Does anyone have a special needs animal requiring meds for the rest of their life?  I have a diabetic cat requiring insulin injections twice daily.  I've become quite adept at giving the injections, but spend much more on the insulin and syringes than I do on my own medications.  Talk about your special needs animals here, and how you cope with their challenges!


----------



## Ken N Tx (Jul 25, 2019)

@Fyrefox The funniest story my son told me is when he had to get a urine sample from his little chihuahua for the vet...He used a bubble wrap from a light bulb package and slid it under the dog when she went outside!!


----------



## Fyrefox (Jul 25, 2019)

I've also done this, quickly sliding plastic under a female dog when the vet required a urine sample!  It was a strange and uncomfortable feeling, and I swear that the dog also gave me a peculiar look...


----------



## Butterfly (Jul 26, 2019)

Fyrefox said:


> I've also done this, quickly sliding plastic under a female dog when the vet required a urine sample!  It was a strange and uncomfortable feeling, and I swear that the dog also gave me a peculiar look...
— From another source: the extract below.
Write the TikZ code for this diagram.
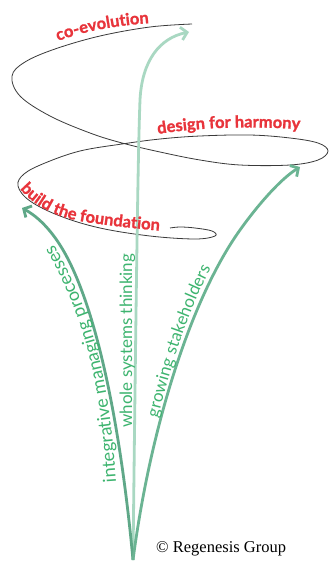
\documentclass[tikz,border=0pt]{standalone}
\usepackage{fontspec}
\setmainfont{Lato}
\newfontfamily\redfont{Lato}[BoldFeatures={FakeBold=1.2}]
\newfontfamily\copyfont{Liberation Serif}
\usetikzlibrary{arrows.meta,decorations.text}
\definecolor{labred}{HTML}{E8343B}
\definecolor{txtgreen}{HTML}{3DB46F}
\definecolor{arrowL}{HTML}{5FA888}
\definecolor{arrowM}{HTML}{A9D8C2}
\definecolor{arrowR}{HTML}{6BB493}
\definecolor{spiralcol}{HTML}{3A3A3A}
\tikzset{
  spiral/.style={draw=spiralcol, line width=0.8pt},
  growarrow/.style={line width=2.8pt, -{Straight Barb[length=6pt,width=13pt]}},
  redlabel/.style={decorate, decoration={text along path, text color=labred, text align=left}},
  greenlabel/.style={decorate, decoration={text along path, text color=txtgreen, text align=left}},
}
\begin{document}
\begin{tikzpicture}[x=1pt,y=-1pt]
\useasboundingbox (0,0) rectangle (329,562);
\fill[white] (0,0) rectangle (329,562);

% spiral
\draw[spiral] plot[smooth, tension=0.6] coordinates {
 (192,24) (150,27) (100,36) (55,49) (25,62) (12,76) (20,96) (50,116) (90,133) (122,143)
 (160,152) (200,160) (240,165) (290,165) (318,160) (328,151) (318,143) (290,138) (250,135)
 (200,136) (160,139) (122,144) (80,151) (45,163) (24,174) (18,186) (30,201) (60,216)
 (100,228) (150,236) (195,239) (215,236) (212,231) (195,228) (180,227) (170,228)};

% growth arrows
\coordinate (root) at (133,560);
\coordinate (tipL) at (22,208);
\coordinate (tipM) at (189,32);
\coordinate (tipR) at (300,167);
\draw[growarrow, arrowM] (root) .. controls (136,300) and (138,150) .. (140,100)
  .. controls (142,60) and (160,38) .. (tipM);
\draw[growarrow, arrowL] (root) .. controls (120,420) and (95,300) .. (60,245)
  .. controls (48,226) and (35,215) .. (tipL);
\draw[growarrow, arrowR] (root) .. controls (150,430) and (190,300) .. (240,230)
  .. controls (260,202) and (282,178) .. (tipR);

% red labels
\path[redlabel, decoration={text={|\redfont\bfseries\fontsize{16.5}{18}\selectfont|co-evolution}}]
  (58,41) .. controls (85,31) and (115,25) .. (165,22) -- (200,20);
\path[redlabel, decoration={text={|\redfont\bfseries\fontsize{16.5}{18}\selectfont|design for harmony}}]
  (158,134) .. controls (200,127) and (260,125) .. (320,131) -- (340,133);
\path[redlabel, decoration={text={|\redfont\bfseries\fontsize{16.5}{18}\selectfont|build the foundation}}]
  (20,189) .. controls (38,210) and (62,219) .. (92,223) .. controls (120,227) and (150,230) .. (175,232) -- (200,234);

% green labels
\path[greenlabel, decoration={text={|\fontsize{18}{20}\selectfont|integrative managing processes}}]
  (116,482) .. controls (110,390) and (98,320) .. (50,238) -- (30,210);
\node[rotate=90, anchor=base west, inner sep=0pt, text=txtgreen, font=\fontsize{17}{19}\selectfont] (whole) at (132,428) {whole systems thinking};
\path[greenlabel, decoration={text={|\fontsize{17}{19}\selectfont|growing stakeholders}}]
  (158,418) .. controls (170,370) and (187,310) .. (218,255) -- (235,230);

% copyright
\node[font=\copyfont\fontsize{16.5}{18}\selectfont, anchor=base west, inner sep=0pt] (copy) at (156,552) {© Regenesis Group};
\end{tikzpicture}
\end{document}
I used to use one of those disposable aluminum pie plate things.  And yes, the dog always gave me a VERY strange look!


----------



## Sasha5113 (Jul 29, 2019)

We have a cat shelter, and have nothing but special needs cats; if they can’t be adopted, we hug ‘em and keep ‘em.


----------



## squatting dog (Jul 29, 2019)

Almost all our rescues come with medical issues. But, we love them all and I consider it money well spent.


----------



## AZ Jim (Jul 29, 2019)

squatting dog said:


> Almost all our rescues come with medical issues. But, we love them all and I consider it money well spent.


That should have a WARNING some may find the pic disturbing.


----------